Objective. Please transcribe the records precisely; pictures stay out of your copy.

Dataset records:
-- begin --
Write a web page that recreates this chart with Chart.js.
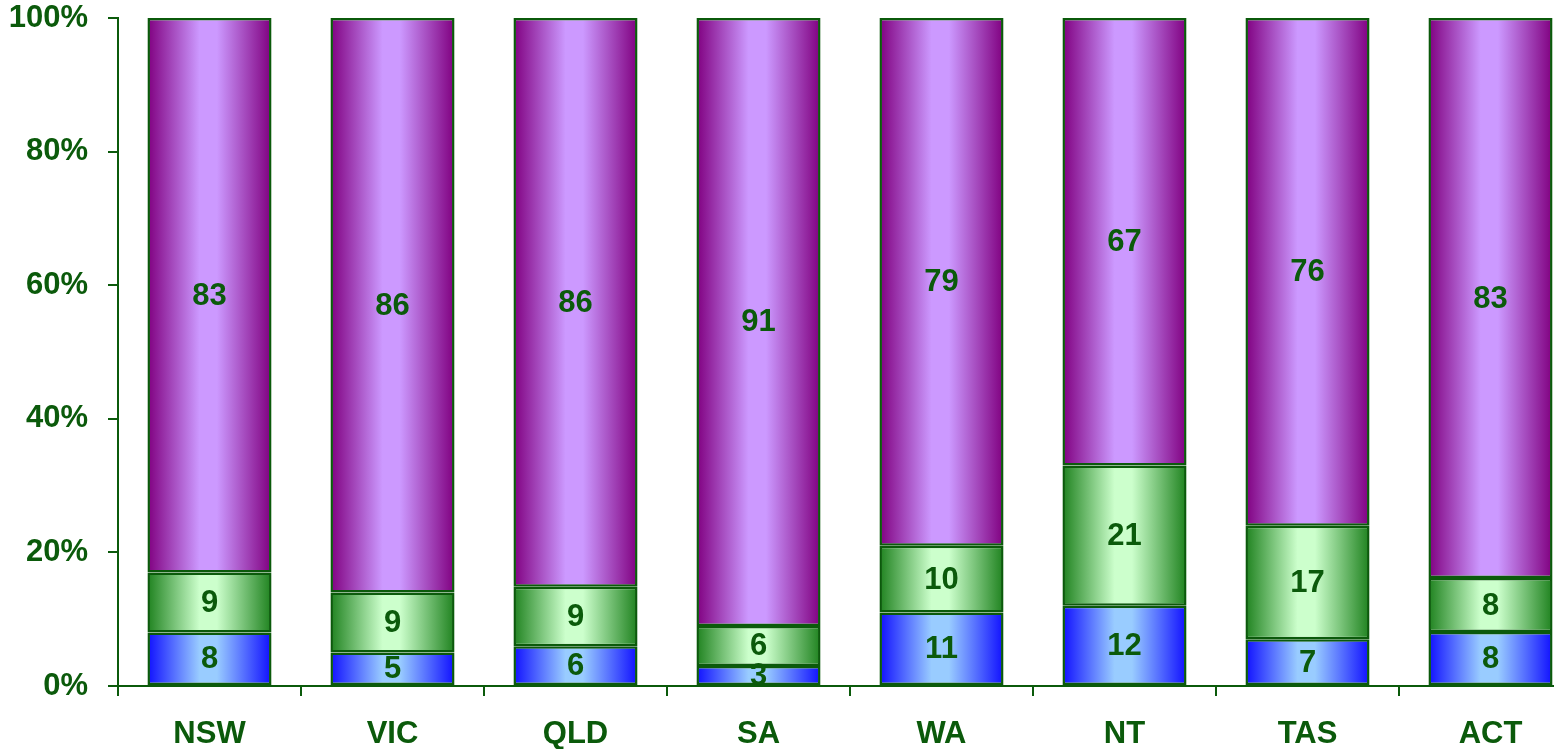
<!DOCTYPE html>
<html>
<head>
<meta charset="utf-8">
<script src="https://cdn.jsdelivr.net/npm/chart.js@4"></script>
<style>
  html, body { margin: 0; padding: 0; overflow: hidden; background: #fff; }
  #wrap { width: 1582px; height: 749px; position: relative; }
</style>
</head>
<body>
<div id="wrap"><canvas id="shareChart"></canvas></div>
<script>
// Share of each state's total, three bands stacked to 100%
const states = ['NSW', 'VIC', 'QLD', 'SA', 'WA', 'NT', 'TAS', 'ACT'];
const lowBand = [8, 5, 6, 3, 11, 12, 7, 8];
const midBand = [9, 9, 9, 6, 10, 21, 17, 8];
const highBand = [83, 86, 86, 91, 79, 67, 76, 83];

const INK = '#0b5a0b';
const FONT = "'Liberation Sans', Arial, sans-serif";
const BAR_PCT = 0.678;

const totals = states.map((_, i) => lowBand[i] + midBand[i] + highBand[i]);
const toPct = arr => arr.map((v, i) => v / totals[i] * 100);

// horizontal "cylinder" shading: dark at both edges, light in the middle
function shade(dark, light) {
  return function (ctx) {
    const chart = ctx.chart;
    const x = chart.scales.x;
    if (!x || !chart.chartArea) return dark;
    const cx = x.getPixelForValue(ctx.dataIndex);
    const half = (x.width / states.length) * BAR_PCT / 2;
    const g = chart.ctx.createLinearGradient(cx - half, 0, cx + half, 0);
    g.addColorStop(0, dark);
    g.addColorStop(0.42, light);
    g.addColorStop(0.56, light);
    g.addColorStop(1, dark);
    return g;
  };
}

function band(raw, dark, light) {
  return {
    data: toPct(raw),
    raw,
    backgroundColor: shade(dark, light),
    borderColor: INK,
    borderWidth: 2.5,
    borderSkipped: false,
    barPercentage: BAR_PCT,
    categoryPercentage: 1
  };
}

// writes the raw value in the middle of each segment
const segmentLabels = {
  id: 'segmentLabels',
  afterDatasetsDraw(chart) {
    const c = chart.ctx;
    c.save();
    c.font = `bold 31px ${FONT}`;
    c.fillStyle = INK;
    c.textAlign = 'center';
    c.textBaseline = 'middle';
    chart.data.datasets.forEach((ds, di) => {
      chart.getDatasetMeta(di).data.forEach((el, i) => {
        c.fillText(String(ds.raw[i]), el.x, (el.y + el.base) / 2 + 1);
      });
    });
    c.restore();
  }
};

new Chart(document.getElementById('shareChart'), {
  type: 'bar',
  data: {
    labels: states,
    datasets: [
      band(lowBand, '#1010ff', '#99ccff'),
      band(midBand, '#1f821f', '#ccffcc'),
      band(highBand, '#800080', '#cc99ff')
    ]
  },
  options: {
    responsive: true,
    maintainAspectRatio: false,
    animation: false,
    layout: { padding: 0 },
    plugins: { legend: { display: false }, tooltip: { enabled: false } },
    scales: {
      x: {
        stacked: true,
        afterFit(s) { s.height = 63; },
        border: { color: INK, width: 2 },
        grid: { offset: true, drawOnChartArea: false, drawTicks: true, tickLength: 10, color: INK, lineWidth: 2 },
        ticks: { color: INK, padding: 20, font: { family: FONT, size: 31, weight: 'bold' } }
      },
      y: {
        stacked: true,
        min: 0,
        max: 100,
        afterFit(s) {
          s.width = 118;
          s.paddingTop = 18;
          s.paddingBottom = 0;
        },
        border: { color: INK, width: 2 },
        grid: { drawOnChartArea: false, drawTicks: true, tickLength: 10, color: INK, lineWidth: 2 },
        ticks: {
          stepSize: 20,
          color: INK,
          padding: 20,
          font: { family: FONT, size: 31, weight: 'bold' },
          callback: v => v + '%'
        }
      }
    }
  },
  plugins: [segmentLabels]
});
</script>
</body>
</html>
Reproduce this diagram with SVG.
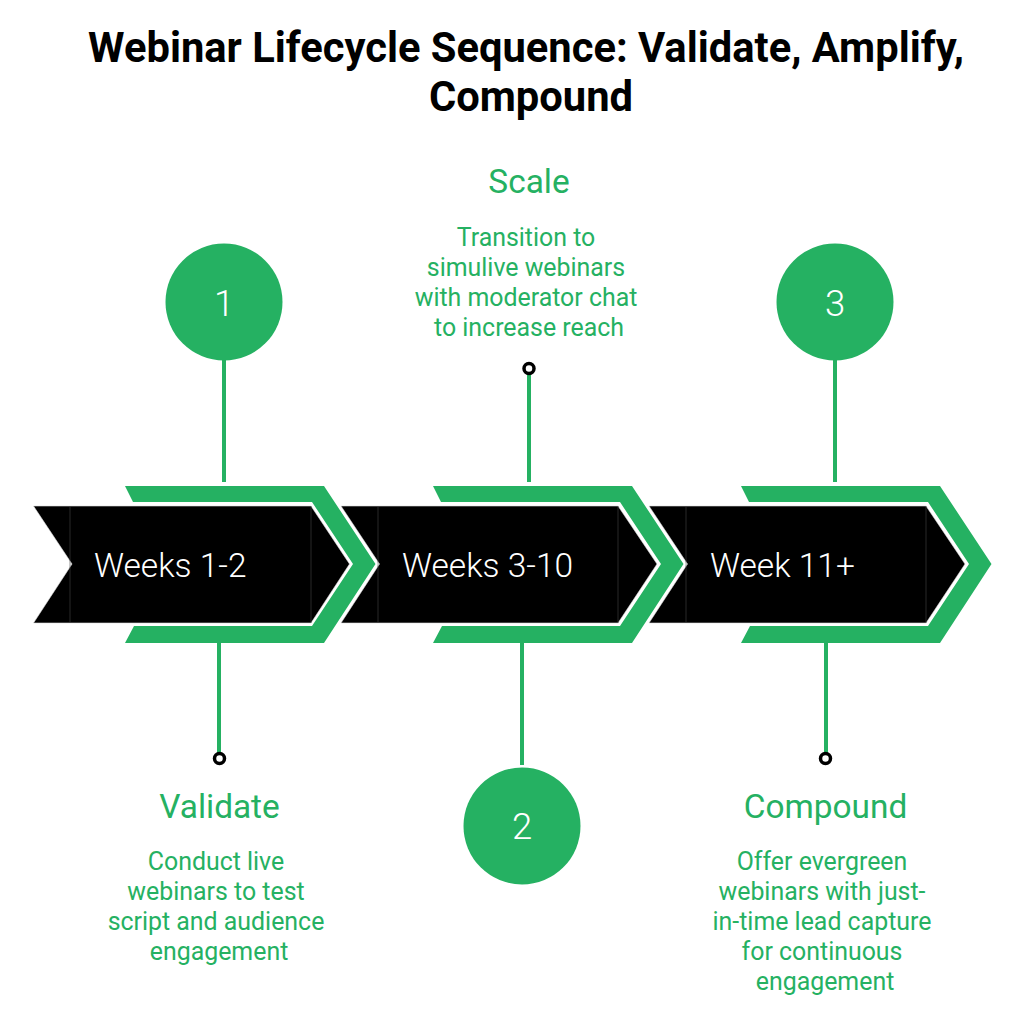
<svg xmlns="http://www.w3.org/2000/svg" width="1024" height="1024" viewBox="0 0 1024 1024">
<style>
.t{font-family:Roboto,"Liberation Sans",sans-serif;text-anchor:middle}
.title{font-size:41.7px;font-weight:700;fill:#000}
.h{font-size:33.4px;fill:#25b162}
.b{font-size:24.9px;fill:#25b162}
.w{font-family:Roboto,"Liberation Sans",sans-serif;font-size:33.5px;fill:#fff;font-weight:350}
.n{font-size:36.5px;fill:#fff;font-weight:350}
.c{fill:none;stroke:#25b162;stroke-width:4}
.dot{fill:#fff;stroke:#000;stroke-width:3.5}
.g{fill:#25b162;stroke:#fff;stroke-width:3.5;paint-order:stroke}
.k{fill:#000;stroke:#ddd;stroke-width:.6}
.s{stroke:#444;stroke-width:.6;fill:none}
</style>
<rect width="1024" height="1024" fill="#fff"/>
<text class="t title" x="526" y="61.500">Webinar Lifecycle Sequence: Validate, Amplify,</text>
<text class="t title" x="531" y="111">Compound</text>
<g id="stage3">
<path class="k" d="M649 506H926L965 564L926 623H649L687.500 564Z"/>
<path class="s" d="M686 506V623M926 506V623"/>
<path class="g" d="M741 486H940L991.500 564L940 643H741L750 626H928L969 564L928 502H749Z"/>
<text class="w" x="710" y="577">Week 11+</text>
</g>
<g id="stage2">
<path class="k" d="M341 506H618L657 564L618 623H341L379.500 564Z"/>
<path class="s" d="M378 506V623M618 506V623"/>
<path class="g" d="M433 486H632L683.500 564L632 643H433L442 626H620L661 564L620 502H441Z"/>
<text class="w" x="402" y="577">Weeks 3-10</text>
</g>
<g id="stage1">
<path class="k" d="M33.500 506H311L349.500 564L311 623H33.500L72 564Z"/>
<path class="s" d="M70 506V623M311 506V623"/>
<path class="g" d="M125 486H324L375.500 564L324 643H125L134 626H312L353 564L312 502H133Z"/>
<text class="w" x="94" y="577">Weeks 1-2</text>
</g>
<g id="connectors">
<path class="c" d="M224 360V482M219 643V753M529 374V482M522 643V765M835 360V482M826 643V753"/>
<circle class="dot" cx="219.500" cy="758.500" r="5"/>
<circle class="dot" cx="529" cy="368.500" r="5"/>
<circle class="dot" cx="825.500" cy="758.500" r="5"/>
</g>
<g id="node1"><circle cx="224" cy="302" r="58.500" fill="#25b162"/><text class="t n" x="224" y="316">1</text></g>
<g id="node2"><circle cx="522" cy="826" r="58.500" fill="#25b162"/><text class="t n" x="522" y="839">2</text></g>
<g id="node3"><circle cx="835" cy="302" r="58.500" fill="#25b162"/><text class="t n" x="835" y="316">3</text></g>
<g id="validate">
<text class="t h" x="219.500" y="818">Validate</text>
<text class="t b" x="216" y="870">Conduct live</text>
<text class="t b" x="216" y="900">webinars to test</text>
<text class="t b" x="216" y="930">script and audience</text>
<text class="t b" x="219" y="960">engagement</text>
</g>
<g id="scale">
<text class="t h" x="529" y="193">Scale</text>
<text class="t b" x="526" y="246">Transition to</text>
<text class="t b" x="526" y="276">simulive webinars</text>
<text class="t b" x="526" y="306">with moderator chat</text>
<text class="t b" x="529" y="336">to increase reach</text>
</g>
<g id="compound">
<text class="t h" x="825.500" y="818">Compound</text>
<text class="t b" x="822" y="870">Offer evergreen</text>
<text class="t b" x="822" y="900">webinars with just-</text>
<text class="t b" x="822" y="930">in-time lead capture</text>
<text class="t b" x="822" y="960">for continuous</text>
<text class="t b" x="825" y="990">engagement</text>
</g>
</svg>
-- end --
Output below.
Write a web page that recreates this chart with Chart.js.
<!DOCTYPE html>
<html>
<head>
<meta charset="utf-8">
<script src="https://cdn.jsdelivr.net/npm/chart.js@4"></script>
<style>
  html, body { margin: 0; padding: 0; overflow: hidden; background: #fff; }
  #wrap { width: 1582px; height: 749px; position: relative; }
</style>
</head>
<body>
<div id="wrap"><canvas id="shareChart"></canvas></div>
<script>
// Share of each state's total, three bands stacked to 100%
const states = ['NSW', 'VIC', 'QLD', 'SA', 'WA', 'NT', 'TAS', 'ACT'];
const lowBand = [8, 5, 6, 3, 11, 12, 7, 8];
const midBand = [9, 9, 9, 6, 10, 21, 17, 8];
const highBand = [83, 86, 86, 91, 79, 67, 76, 83];

const INK = '#0b5a0b';
const FONT = "'Liberation Sans', Arial, sans-serif";
const BAR_PCT = 0.678;

const totals = states.map((_, i) => lowBand[i] + midBand[i] + highBand[i]);
const toPct = arr => arr.map((v, i) => v / totals[i] * 100);

// horizontal "cylinder" shading: dark at both edges, light in the middle
function shade(dark, light) {
  return function (ctx) {
    const chart = ctx.chart;
    const x = chart.scales.x;
    if (!x || !chart.chartArea) return dark;
    const cx = x.getPixelForValue(ctx.dataIndex);
    const half = (x.width / states.length) * BAR_PCT / 2;
    const g = chart.ctx.createLinearGradient(cx - half, 0, cx + half, 0);
    g.addColorStop(0, dark);
    g.addColorStop(0.42, light);
    g.addColorStop(0.56, light);
    g.addColorStop(1, dark);
    return g;
  };
}

function band(raw, dark, light) {
  return {
    data: toPct(raw),
    raw,
    backgroundColor: shade(dark, light),
    borderColor: INK,
    borderWidth: 2.5,
    borderSkipped: false,
    barPercentage: BAR_PCT,
    categoryPercentage: 1
  };
}

// writes the raw value in the middle of each segment
const segmentLabels = {
  id: 'segmentLabels',
  afterDatasetsDraw(chart) {
    const c = chart.ctx;
    c.save();
    c.font = `bold 31px ${FONT}`;
    c.fillStyle = INK;
    c.textAlign = 'center';
    c.textBaseline = 'middle';
    chart.data.datasets.forEach((ds, di) => {
      chart.getDatasetMeta(di).data.forEach((el, i) => {
        c.fillText(String(ds.raw[i]), el.x, (el.y + el.base) / 2 + 1);
      });
    });
    c.restore();
  }
};

new Chart(document.getElementById('shareChart'), {
  type: 'bar',
  data: {
    labels: states,
    datasets: [
      band(lowBand, '#1010ff', '#99ccff'),
      band(midBand, '#1f821f', '#ccffcc'),
      band(highBand, '#800080', '#cc99ff')
    ]
  },
  options: {
    responsive: true,
    maintainAspectRatio: false,
    animation: false,
    layout: { padding: 0 },
    plugins: { legend: { display: false }, tooltip: { enabled: false } },
    scales: {
      x: {
        stacked: true,
        afterFit(s) { s.height = 63; },
        border: { color: INK, width: 2 },
        grid: { offset: true, drawOnChartArea: false, drawTicks: true, tickLength: 10, color: INK, lineWidth: 2 },
        ticks: { color: INK, padding: 20, font: { family: FONT, size: 31, weight: 'bold' } }
      },
      y: {
        stacked: true,
        min: 0,
        max: 100,
        afterFit(s) {
          s.width = 118;
          s.paddingTop = 18;
          s.paddingBottom = 0;
        },
        border: { color: INK, width: 2 },
        grid: { drawOnChartArea: false, drawTicks: true, tickLength: 10, color: INK, lineWidth: 2 },
        ticks: {
          stepSize: 20,
          color: INK,
          padding: 20,
          font: { family: FONT, size: 31, weight: 'bold' },
          callback: v => v + '%'
        }
      }
    }
  },
  plugins: [segmentLabels]
});
</script>
</body>
</html>
Reproduce this diagram with SVG.
<svg xmlns="http://www.w3.org/2000/svg" width="1024" height="1024" viewBox="0 0 1024 1024">
<style>
.t{font-family:Roboto,"Liberation Sans",sans-serif;text-anchor:middle}
.title{font-size:41.7px;font-weight:700;fill:#000}
.h{font-size:33.4px;fill:#25b162}
.b{font-size:24.9px;fill:#25b162}
.w{font-family:Roboto,"Liberation Sans",sans-serif;font-size:33.5px;fill:#fff;font-weight:350}
.n{font-size:36.5px;fill:#fff;font-weight:350}
.c{fill:none;stroke:#25b162;stroke-width:4}
.dot{fill:#fff;stroke:#000;stroke-width:3.5}
.g{fill:#25b162;stroke:#fff;stroke-width:3.5;paint-order:stroke}
.k{fill:#000;stroke:#ddd;stroke-width:.6}
.s{stroke:#444;stroke-width:.6;fill:none}
</style>
<rect width="1024" height="1024" fill="#fff"/>
<text class="t title" x="526" y="61.500">Webinar Lifecycle Sequence: Validate, Amplify,</text>
<text class="t title" x="531" y="111">Compound</text>
<g id="stage3">
<path class="k" d="M649 506H926L965 564L926 623H649L687.500 564Z"/>
<path class="s" d="M686 506V623M926 506V623"/>
<path class="g" d="M741 486H940L991.500 564L940 643H741L750 626H928L969 564L928 502H749Z"/>
<text class="w" x="710" y="577">Week 11+</text>
</g>
<g id="stage2">
<path class="k" d="M341 506H618L657 564L618 623H341L379.500 564Z"/>
<path class="s" d="M378 506V623M618 506V623"/>
<path class="g" d="M433 486H632L683.500 564L632 643H433L442 626H620L661 564L620 502H441Z"/>
<text class="w" x="402" y="577">Weeks 3-10</text>
</g>
<g id="stage1">
<path class="k" d="M33.500 506H311L349.500 564L311 623H33.500L72 564Z"/>
<path class="s" d="M70 506V623M311 506V623"/>
<path class="g" d="M125 486H324L375.500 564L324 643H125L134 626H312L353 564L312 502H133Z"/>
<text class="w" x="94" y="577">Weeks 1-2</text>
</g>
<g id="connectors">
<path class="c" d="M224 360V482M219 643V753M529 374V482M522 643V765M835 360V482M826 643V753"/>
<circle class="dot" cx="219.500" cy="758.500" r="5"/>
<circle class="dot" cx="529" cy="368.500" r="5"/>
<circle class="dot" cx="825.500" cy="758.500" r="5"/>
</g>
<g id="node1"><circle cx="224" cy="302" r="58.500" fill="#25b162"/><text class="t n" x="224" y="316">1</text></g>
<g id="node2"><circle cx="522" cy="826" r="58.500" fill="#25b162"/><text class="t n" x="522" y="839">2</text></g>
<g id="node3"><circle cx="835" cy="302" r="58.500" fill="#25b162"/><text class="t n" x="835" y="316">3</text></g>
<g id="validate">
<text class="t h" x="219.500" y="818">Validate</text>
<text class="t b" x="216" y="870">Conduct live</text>
<text class="t b" x="216" y="900">webinars to test</text>
<text class="t b" x="216" y="930">script and audience</text>
<text class="t b" x="219" y="960">engagement</text>
</g>
<g id="scale">
<text class="t h" x="529" y="193">Scale</text>
<text class="t b" x="526" y="246">Transition to</text>
<text class="t b" x="526" y="276">simulive webinars</text>
<text class="t b" x="526" y="306">with moderator chat</text>
<text class="t b" x="529" y="336">to increase reach</text>
</g>
<g id="compound">
<text class="t h" x="825.500" y="818">Compound</text>
<text class="t b" x="822" y="870">Offer evergreen</text>
<text class="t b" x="822" y="900">webinars with just-</text>
<text class="t b" x="822" y="930">in-time lead capture</text>
<text class="t b" x="822" y="960">for continuous</text>
<text class="t b" x="825" y="990">engagement</text>
</g>
</svg>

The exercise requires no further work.